Medical services in Guatemala City are generally top-notch, particularly in many private hospitals. Outside the capital, there are several private hospitals providing quality medical care in urban areas. Public facilities such as the Instituto Guatemalteco de Seguridad Social (IGSS) should be avoided, as they are set up to cater to low-income people with no other alternative and are notoriously understaffed and underfunded. Rural areas are extremely lacking in health care, which has resulted in the presence of Cuban doctors in parts of the highlands who have arrived to help bridge the health-care gap. Asistur can help you find excellent English-speaking doctors for those under its coverage.
In many cases pharmacists sometimes serve as de facto doctors, as prescriptions are not necessary for medications in Guatemala. Patients will often describe symptoms and take something on the pharmacist’s recommendations. Still, it’s always best to see a doctor.

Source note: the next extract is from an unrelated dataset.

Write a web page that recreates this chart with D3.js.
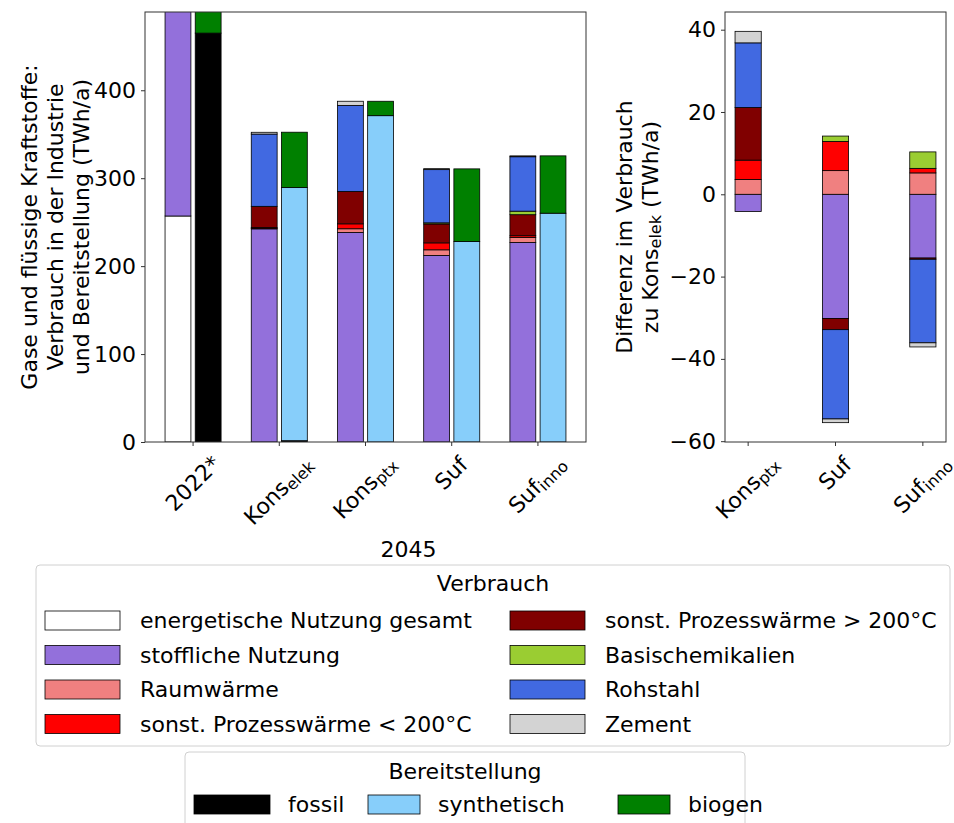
<!DOCTYPE html>
<html>
<head>
<meta charset="utf-8">
<script src="https://cdn.jsdelivr.net/npm/d3@7"></script>
<style>
  html, body { margin: 0; padding: 0; background: #fff; }
  svg { display: block; font-family: "DejaVu Sans", sans-serif; }
</style>
</head>
<body>
<svg id="chart" width="954" height="823"></svg>
<script>
// Scenario labels (base text + subscript)
const tickBase = ["2022*", "Kons", "Kons", "Suf", "Suf"];
const tickSub  = ["", "elek", "ptx", "", "inno"];

// Consumption by use (TWh/a), per scenario
const energetisch  = [257, 0, 0, 0, 0];
const stofflich    = [268, 242.4, 238.3, 212.2, 226.9];
const raumwaerme   = [0, 0.6, 4.2, 6.35, 5.8];
const pwUnter200   = [0, 0.8, 5.6, 7.9, 1.9];
const pwUeber200   = [0, 24.2, 36.9, 21.5, 23.9];
const basischemie  = [0, 0, 0, 1.3, 4.0];
const rohstahl     = [0, 82.2, 97.8, 60.5, 61.9];
const zement       = [0, 2.0, 4.7, 1.1, 1.0];

// Supply (TWh/a), per scenario
const fossil       = [465, 1.5, 0, 0, 0];
const synthetisch  = [0, 287.8, 371.1, 228.0, 260.2];
const biogen       = [60, 63.0, 16.4, 82.6, 65.2];

// Differences to Kons_elek (TWh/a)
const diffBase = ["Kons", "Suf", "Suf"];
const diffSub  = ["ptx", "", "inno"];
const dStofflich   = [-4.2, -30.2, -15.5];
const dRaumwaerme  = [3.6, 5.75, 5.2];
const dPwUnter200  = [4.7, 7.1, 1.1];
const dPwUeber200  = [12.8, -2.7, -0.3];
const dBasischemie = [0, 1.3, 4.0];
const dRohstahl    = [15.7, -21.7, -20.3];
const dZement      = [2.8, -0.9, -1.0];

const leftTicks  = [0, 100, 200, 300, 400];
const rightTicks = [-60, -40, -20, 0, 20, 40];

const useNames = ["energetische Nutzung gesamt", "stoffliche Nutzung", "Raumwärme",
  "sonst. Prozesswärme < 200°C", "sonst. Prozesswärme > 200°C", "Basischemikalien", "Rohstahl", "Zement"];
const useColors = ["#ffffff", "#9370db", "#f08080", "#ff0000", "#800000", "#9acd32", "#4169e1", "#d3d3d3"];
const supplyNames = ["fossil", "synthetisch", "biogen"];
const supplyColors = ["#000000", "#87cefa", "#008000"];

const useSeries = [energetisch, stofflich, raumwaerme, pwUnter200, pwUeber200, basischemie, rohstahl, zement];
const supplySeries = [fossil, synthetisch, biogen];
const diffSeries = [null, dStofflich, dRaumwaerme, dPwUnter200, dPwUeber200, dBasischemie, dRohstahl, dZement];

const svg = d3.select("#chart");
const FS = 22, SUB = 16;
const barW = 0.3, off = 0.175;

// ---------- left panel ----------
const xL = d3.scaleLinear().domain([-0.5575, 4.5575]).range([145, 586]);
const yL = d3.scaleLinear().domain([0, 489]).range([442, 12]);

svg.append("clipPath").attr("id", "clipL").append("rect")
  .attr("x", 145).attr("y", 12).attr("width", 441).attr("height", 430);

const gL = svg.append("g").attr("clip-path", "url(#clipL)");

function stackBars(g, x, y, series, colors, pos) {
  const n = series[0].length;
  for (let i = 0; i < n; i++) {
    let cum = 0;
    series.forEach((s, k) => {
      const v = s[i];
      if (!v) return;
      g.append("rect")
        .attr("x", x(i + pos - barW / 2))
        .attr("width", x(i + pos + barW / 2) - x(i + pos - barW / 2))
        .attr("y", y(cum + v))
        .attr("height", y(cum) - y(cum + v))
        .attr("fill", colors[k])
        .attr("stroke", "#000").attr("stroke-width", 0.8);
      cum += v;
    });
  }
}
stackBars(gL, xL, yL, useSeries, useColors, -off);
stackBars(gL, xL, yL, supplySeries, supplyColors, off);

// ---------- right panel ----------
const xR = d3.scaleLinear().domain([-0.265, 2.265]).range([725, 946]);
const yR = d3.scaleLinear().domain([-60.2, 44.3]).range([442, 12]);
const gR = svg.append("g");
for (let i = 0; i < diffBase.length; i++) {
  let pos = 0, neg = 0;
  diffSeries.forEach((s, k) => {
    if (!s) return;
    const v = s[i];
    if (!v) return;
    let y0, y1;
    if (v > 0) { y0 = pos; y1 = pos + v; pos = y1; }
    else { y0 = neg; y1 = neg + v; neg = y1; }
    gR.append("rect")
      .attr("x", xR(i - barW / 2))
      .attr("width", xR(i + barW / 2) - xR(i - barW / 2))
      .attr("y", yR(Math.max(y0, y1)))
      .attr("height", Math.abs(yR(y0) - yR(y1)))
      .attr("fill", useColors[k])
      .attr("stroke", "#000").attr("stroke-width", 0.8);
  });
}

// ---------- axes ----------
function frame(x0, x1, y0, y1) {
  svg.append("rect").attr("x", x0).attr("y", y0).attr("width", x1 - x0).attr("height", y1 - y0)
    .attr("fill", "none").attr("stroke", "#333").attr("stroke-width", 1);
}
frame(145, 586, 12, 442);
frame(725, 946, 12, 442);

const fmt = v => (v < 0 ? "\u2212" + Math.abs(v) : String(v));
const axL = svg.append("g").attr("transform", "translate(145,0)")
  .call(d3.axisLeft(yL).tickValues(leftTicks).tickSize(4).tickPadding(5).tickFormat(fmt));
const axR = svg.append("g").attr("transform", "translate(725,0)")
  .call(d3.axisLeft(yR).tickValues(rightTicks).tickSize(4).tickPadding(5).tickFormat(fmt));
[axL, axR].forEach(a => {
  a.select(".domain").remove();
  a.selectAll("line").attr("stroke", "#333");
  a.selectAll("text").attr("font-size", FS).attr("font-family", "DejaVu Sans").attr("fill", "#000");
});

// x ticks + rotated labels with subscripts
function xLabels(x, bases, subs, yTop) {
  bases.forEach((b, i) => {
    const X = x(i);
    svg.append("line").attr("x1", X).attr("x2", X).attr("y1", 442).attr("y2", 446)
      .attr("stroke", "#333");
    const g = svg.append("g");
    const t = g.append("text").attr("font-size", FS).attr("fill", "#000");
    t.append("tspan").text(b);
    if (subs[i]) t.append("tspan").attr("font-size", SUB).attr("dy", 3).text(subs[i]);
    const bb = t.node().getBBox();
    const cx = bb.x + bb.width / 2, cy = bb.y + bb.height / 2;
    const half = (bb.width + bb.height) / (2 * Math.SQRT2);
    g.attr("transform", `translate(${X},${yTop + half}) rotate(-45) translate(${-cx},${-cy})`);
  });
}
xLabels(xL, tickBase, tickSub, 451);
xLabels(xR, diffBase, diffSub, 451);

svg.append("text").attr("x", (xL(1) + xL(4)) / 2).attr("y", 557).attr("text-anchor", "middle")
  .attr("font-size", FS).text("2045");

// y-axis titles
const yl = svg.append("text").attr("transform", "translate(0,227) rotate(-90)")
  .attr("text-anchor", "middle").attr("font-size", FS);
["Gase und flüssige Kraftstoffe:", "Verbrauch in der Industrie", "und Bereitstellung (TWh/a)"]
  .forEach((s, i) => yl.append("tspan").attr("x", 0).attr("y", 37 + i * 26).text(s));

const yr = svg.append("text").attr("transform", "translate(0,227) rotate(-90)")
  .attr("text-anchor", "middle").attr("font-size", FS);
yr.append("tspan").attr("x", 0).attr("y", 632).text("Differenz im Verbrauch");
yr.append("tspan").attr("x", 0).attr("y", 658).text("zu Kons");
yr.append("tspan").attr("font-size", SUB).attr("dy", 3).text("elek");
yr.append("tspan").attr("dy", -3).text(" (TWh/a)");

// ---------- legends ----------
function legendBox(x, y, w, h) {
  svg.append("rect").attr("x", x).attr("y", y).attr("width", w).attr("height", h).attr("rx", 4)
    .attr("fill", "#fff").attr("stroke", "#d0d0d0").attr("stroke-width", 1);
}
legendBox(36, 565, 914, 181);
svg.append("text").attr("x", 493).attr("y", 591).attr("text-anchor", "middle").attr("font-size", FS).text("Verbrauch");
useNames.forEach((n, i) => {
  const col = i < 4 ? 0 : 1, row = i % 4;
  const px = col === 0 ? 45 : 510, py = 611 + row * 34.5;
  svg.append("rect").attr("x", px).attr("y", py).attr("width", 75).attr("height", 19)
    .attr("fill", useColors[i]).attr("stroke", "#000").attr("stroke-width", 0.8);
  svg.append("text").attr("x", px + 95).attr("y", py + 17).attr("font-size", FS).text(n);
});

legendBox(185, 752, 560, 80);
svg.append("text").attr("x", 465).attr("y", 779).attr("text-anchor", "middle").attr("font-size", FS).text("Bereitstellung");
const supX = [194, 368, 618];
const supW = [76, 52, 52];
supplyNames.forEach((n, i) => {
  svg.append("rect").attr("x", supX[i]).attr("y", 795).attr("width", supW[i]).attr("height", 19)
    .attr("fill", supplyColors[i]).attr("stroke", "#000").attr("stroke-width", 0.8);
  svg.append("text").attr("x", supX[i] + supW[i] + 18).attr("y", 812).attr("font-size", FS).text(n);
});
</script>
</body>
</html>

Many drugs can be found more cheaply in Guatemala, as they are produced locally by a handful of pharmaceutical companies.
In almost every town, at least one pharmacy will be open all night thanks to a system known as farmacia de turno (on-call pharmacy), in which the local pharmacies stay open on a rotating basis. Local newspapers publish a listing of these pharmacies and sometimes the outlets themselves have a neon sign stating as such.